I believe that Integrity is the core of any business. Having a grassroots-level understanding of the dynamics of this business is important for anyone who’s trying to understand and solve its problems. It’s never about creating an app. There’s a huge, critical element of operations involved. When I read about the latest agri-tech stories, sometimes I wonder whether their operational backbone is good enough to get that grassroots-level understanding. It is of paramount importance to build confidence in people in this business. So, that comprehension is vital. 

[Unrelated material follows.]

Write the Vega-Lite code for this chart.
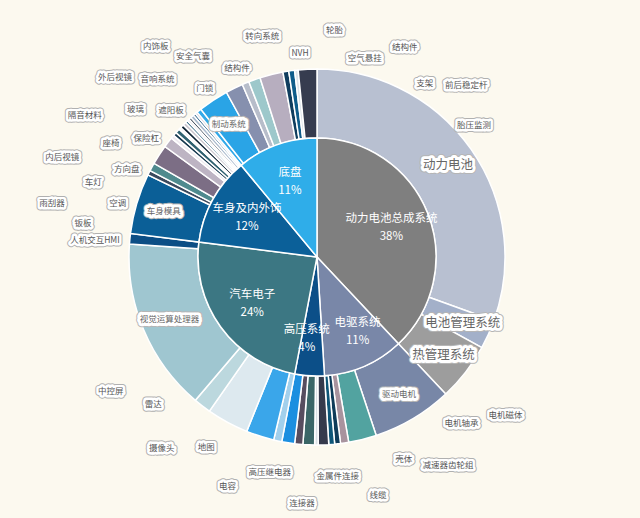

What’s the future of agriculture in India? How do we enhance the outcome? 
Let me put it this way. When I joined this company, it was not because I suddenly wanted to do something great for the country. I joined because it was an interesting leadership opportunity. But over a period of time, I understood that there is an excellent opportunity to bring in that change. The agriculture sector directly or indirectly employs more than 40 percent of the population of our country. The impact of the Indian agriculture and food sector is so unique that when the whole world was in a panic about the food reserves, there was no panic in India since our food supply was adequate. Along with the government’s efforts, a huge chunk of credit goes to our farmers. 

But we still have a long way to go. We spend around Rs.1,50,000 crores importing all food items, especially edible oils and pulses. In reality, these can be grown in India with the proper knowledge. It’s just that the government policies and the preferences have always been towards growing more and more grains. Diversifying crops will allow us to reduce the trade deficit and bring more balance into the equation.

The fastest-growing export segment in India in 2020-21 was actually Agri commodities. There was a 22 percent growth. When it comes to this year, I just saw a news report that about $23 billion worth of Agri commodities export is happening, especially of products like Basmati rice, Wheat, Sugar, horticulture products, grains, and even processed commodities like grapes.

Suppose commodities and agriculture get the right attention in India in terms of producing good quality amenable to value addition. In that case, it can be a huge trigger for improving farm income as well. For instance, take the case of tomatoes. When the latest lockdown was lifted, the price of a 15 kg box of tomatoes went up from Rs.30-50 to Rs.150-200, and the production increased. But the subsequent rain and continued humid conditions turned the spoiler, and the price of a box went down to Rs 50-80. The farmers received less than Rs.10 for a kilogram. This is where value addition makes a difference. Processing the post-demand tomatoes and producing Ketchup and Tomato Juice drives the stakeholders to more stable revenue.  

So, I think, while going forward, agriculture needs a lot more attention, a lot more talent coming in, and a lot more support from all of us. 

What are your hobbies? What are your favorite travel destinations, and what is your favorite cuisine?
I am a cricket fan. I follow sports in general. I also enjoy traveling, which is an active hobby for me. Since I have an abiding interest in history, places of historical significance mean more to me than a beach. I also love to watch entertainment channels to some extent and history-based programs. I would not call myself a foodie. I’m a vegetarian, so I’ll eat almost anything as long as it’s vegetarian.